« Le meilleur des mondes » : vers quel avenir allons-nous?

Le Meilleur des Mondes

Je viens de terminer la lecture du « Le meilleur des mondes ». C’est un de ces ouvrages qui peut être présenté comme une vision pessimiste du futur de la société de consommation que nous vivons actuellement. Dans ce roman visionnaire écrit en 1932, l’écrivain anglais Aldous Huxley imaginait une société qui utiliserait les progrès scientifiques et techniques pour le conditionnement et le contrôle des individus. Il ne s’agit pas uniquement d’un roman de science-fiction mais aussi une métaphore très juste de la société actuelle. Dans cette société imaginaire décrite par le roman, tous les enfants sont conçus dans des éprouvettes. Ils sont conditionnés génétiquement dès la naissance et psychologiquement tout au long de leur vie pour appartenir à l’une des 5 catégories de population. De la plus intelligente à la plus stupide: les Alpha (l’élite dirigieante), les Bétas (les exécutants), les Gammas (les employés subalternes), les Deltas et les Epsilons (destinés aux travaux pénibles). Chaque individu en raison de son conditionnement génétique, estime être dans une position idéale dans la société, de sorte que nul n’envie une caste autre que la sienne, contribuant à l’objectif ultime de tout le système social : la stabilité. Le « meilleur des mondes » décrit dès lors aussi ce que serait la dictature parfaite: une dictature qui aurait toutes les apparences de la démocratie, une prison sans murs ni barreaux dont les prisonniers ne songeraient pas à s’évader. Un système d’esclavage mental où, grâce la consommation et au divertissement, les esclaves « auraient l’amour de leur servitude »… Ce livre, sans doute un des livres les plus importants et les plus remarquables du XXeme siecle dans son domaine, m’a particulièrement frappé par sa description très juste de l’évolution de la société occidentale. C’est  un « must read » pour tous ceux qui s’intéressent a l’organisation de la société, et au delà pour tous ceux qui cherchent a donner un sens a leur vie au sein même de cette société.  Car c’est l’avenir même d’Huxley que nous sommes en train de vivre et non celui de George Orwell.
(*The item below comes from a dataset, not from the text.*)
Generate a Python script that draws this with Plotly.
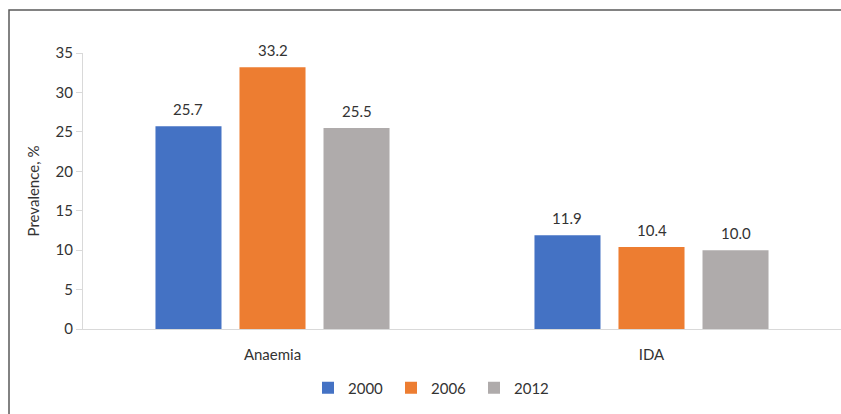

Oppression extérieure ou intérieure?

George Orwell était un autre écrivain visionnaire, qui avait en sont temps imaginé ce que serait la civilisation occidentale à son apogée. Dans sa célèbre fiction « 1984 » rédigée en 1948, il décrit un monde utopique où le contrôle et la surveillance généralisée d’un État totalitaire s’incarnent dans un personnage ineffable rentré dans le language courant. Le fameux « Big Brother ». Son roman est l’une des plus célèbres dénonciation littéraire du totalitarisme, de la société de surveillance et de la réduction des libertés.  Lorsqu’on on imagine l’évolution (ou la décadence) de la société actuelle à l’extrême, que l’on pense à la NSA, l’affaire Snowden, à Wikileaks, à la surveillance d’internet ou à la lutte contre le terrorisme….la première image qui nous vient en tête est que nous nous dirigions vers monde quasi carcéral dirigé par un pouvoir centralisé fort ou tout le monde surveille tout le monde, un univers à la Kafka, ou à la « 1984 » de George Orwell. Ce dernier prévoyais en effet que nous courrons le risque d’être écrasés par une oppression externe, un pouvoir tout puissant.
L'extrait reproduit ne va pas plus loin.